The game is then to construct a distribution that you are happy with, and invert it to get the inverse transform, either by using pieces as above or by analytically inverting it, or some approximation (Gaussian inverse cannot be written down analytically). With this you can transform any flat-distributed sample into the desired distribution.

Sampling from the above step distribution would be done like this:

// transform 0-1 flat to 0-10 stepped
function stepInvTransform(z) {
    return (3*z < 1 ? 9*z : (12*z - 1));
}

// sample via inv transform
var sample = stepInvTransform(Math.random());

Answer 2

I would make an expansion of the range (Math.round()*2) and then use some other function f: [0,2] -> [0,1] that is not 1-1 mapping back to the 0-1 interval but maps more values to the area of 0.8. E.g., f(x) = c*x^2 - d*x^3 and tuning c and d such that the distribution suits you.

See this.
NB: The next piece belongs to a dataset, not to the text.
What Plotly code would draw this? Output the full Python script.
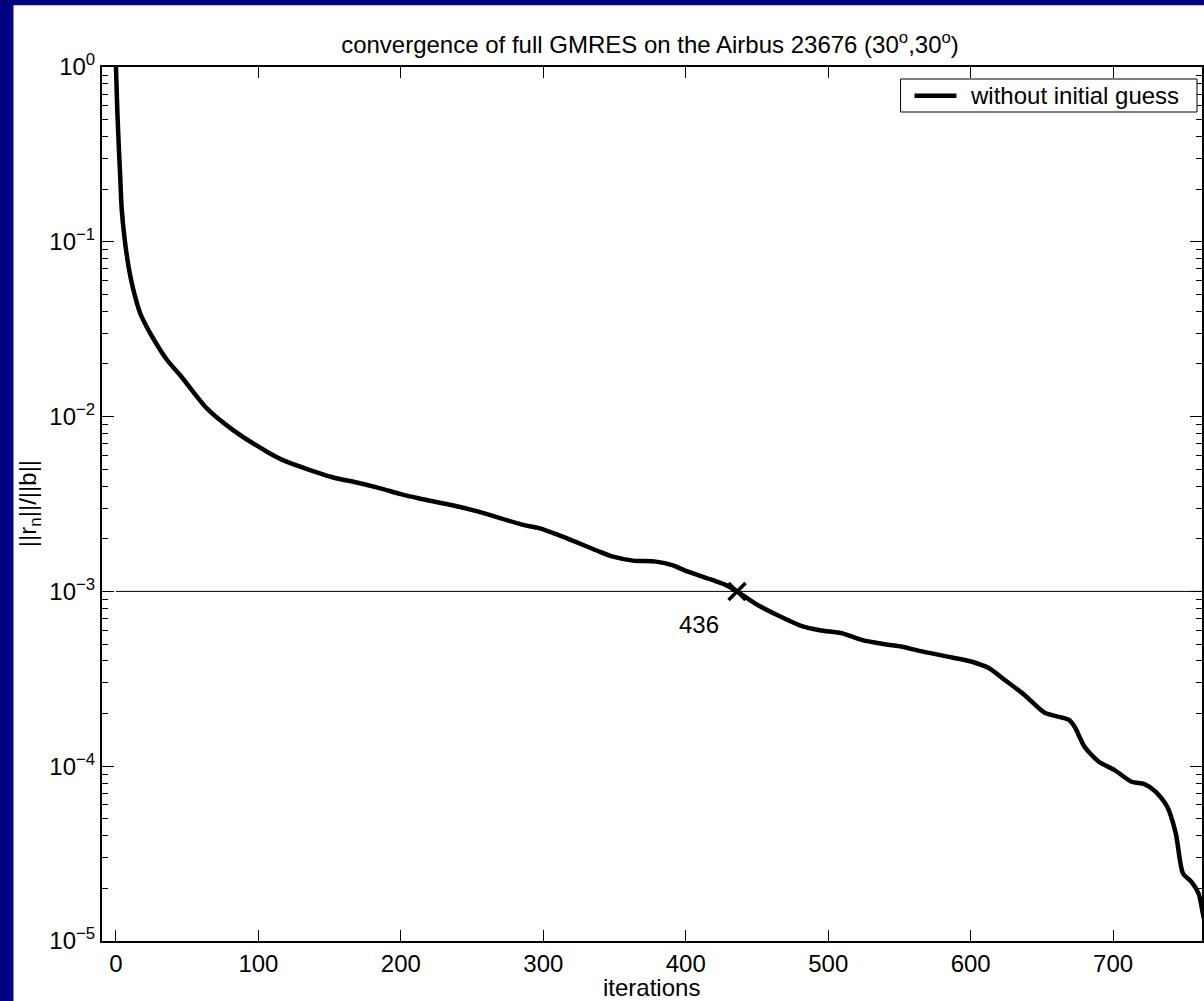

You can just play with the values or derive the function and see how c and d interact. Of course you can use other functions for more precision like polynomials with more degrees or mix polynomials with exponential functions to get all sorts of behavior, but this is a question of what you really want, and how you would like it to behave.

Answer 3

Well. the probability is a quite easy thing to do:

//get the probability factor:
var prob = +(probability.charAt(2));//0.[2] <-- coerces 2 to number

This is the max number of tries you're going to give the RNG. But then, to see how close you are getting to the target must be taken into account, which we might do with a while loop.
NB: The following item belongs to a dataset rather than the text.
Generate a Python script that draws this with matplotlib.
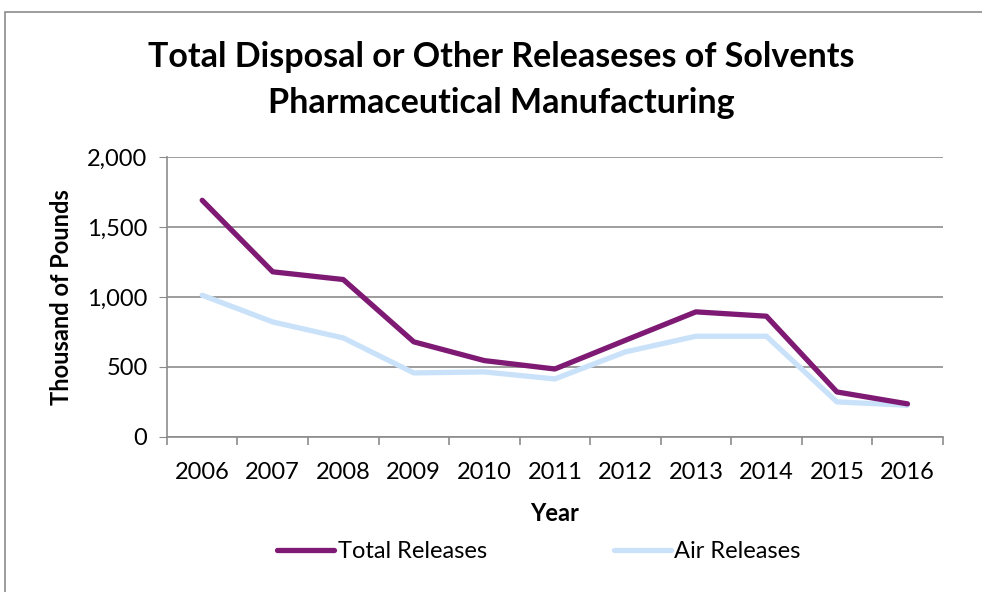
import matplotlib
matplotlib.use("Agg")
import matplotlib.pyplot as plt
from matplotlib.patches import Rectangle
from matplotlib.ticker import FuncFormatter, FixedLocator
import numpy as np

years = ["2006", "2007", "2008", "2009", "2010", "2011",
         "2012", "2013", "2014", "2015", "2016"]
total_releases = [1690, 1179, 1124, 679, 545, 485, 690, 893, 862, 321, 236]
air_releases = [1012, 821, 707, 457, 464, 414, 607, 719, 719, 250, 226]

plt.rcParams["font.family"] = ["Lato", "DejaVu Sans"]

fig = plt.figure(figsize=(9.82, 5.92), dpi=100)
ax = fig.add_axes([0.170, 0.262, 0.790, 0.473])

# outer chart border
fig.patches.append(Rectangle((0.005, -0.02), 1.1, 1.0,
                             transform=fig.transFigure, fill=False,
                             edgecolor="#8c8c8c", linewidth=1.2))

x = np.arange(len(years))
ax.plot(x, total_releases, color="#7E1A74", linewidth=3.8,
        solid_capstyle="round", label="Total Releases", zorder=3)
ax.plot(x, air_releases, color="#C9E2FA", linewidth=3.8,
        solid_capstyle="round", label="Air Releases", zorder=2)

ax.set_xlim(-0.5, len(years) - 0.5)
ax.set_ylim(0, 2000)
ax.set_yticks([0, 500, 1000, 1500, 2000])
ax.yaxis.set_major_formatter(FuncFormatter(lambda v, p: f"{int(v):,}"))
ax.set_xticks(x)
ax.set_xticklabels(years)
ax.xaxis.set_minor_locator(FixedLocator(np.arange(-0.5, len(years), 1.0)))

ax.grid(axis="y", color="#8c8c8c", linewidth=1.2)
ax.set_axisbelow(True)
for s in ["top", "right"]:
    ax.spines[s].set_visible(False)
for s in ["left", "bottom"]:
    ax.spines[s].set_color("#8c8c8c")
    ax.spines[s].set_linewidth(1.2)

ax.tick_params(axis="y", which="major", length=6, color="#8c8c8c",
               labelsize=17, pad=8)
ax.tick_params(axis="x", which="major", length=0, labelsize=17, pad=18)
ax.tick_params(axis="x", which="minor", length=6, color="#8c8c8c", width=1.2)

ax.set_xlabel("Year", fontsize=17, fontweight="bold", labelpad=14)
ax.set_ylabel("Thousand of Pounds", fontsize=17, fontweight="bold", labelpad=10)

fig.text(0.51, 0.903, "Total Disposal or Other Releaseses of Solvents",
         ha="center", va="center", fontsize=24.5, fontweight="bold")
fig.text(0.51, 0.826, "Pharmaceutical Manufacturing",
         ha="center", va="center", fontsize=24.5, fontweight="bold")

fig.legend(loc="center", bbox_to_anchor=(0.549, 0.068), ncol=2, frameon=False,
           fontsize=17, handlelength=2.4, handletextpad=0.15,
           columnspacing=5.4)

fig.savefig("out.png", dpi=100)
var targetDigit = (''+ target).charAt(2),
    prob = +((''+probability).charAt(2)),
    rn,
    closest = 0;//keep track of closest hit
if (probability == 0)
    return Math.random();
do
{
    rn = Math.random();
    //reduce chances for too great of distances, regenerate, but don't count!
    if (Math.abs(rn.toFixed(1).charAt(2)-targetDigit) >= target/2)
        rn = Math.random();
    if (rn.toFixed(1).charAt(2) === targetDigit)
        return rn;//on the money
    if (Math.abs(target - rn) < Math.abs(target - closest))
        closest = rn;
} while (prob--);//while probability left
return closest;//return the closest generated value

When I tried this code, with the parameters .8 as target, and .4 as probability, I got the following return values:

0.8257349738919855 // hit!
0.7696360136541552 // -0.1, close
0.7542727420001457 // -0.1, close
0.9837384401271013 // +0.1, close
0.3078854698178465 // -0.5, far
0.8178311114230021 // hit!
0.6079441227457084 // -0.2, fairly close

Which, I take it, is close to what you'd expect.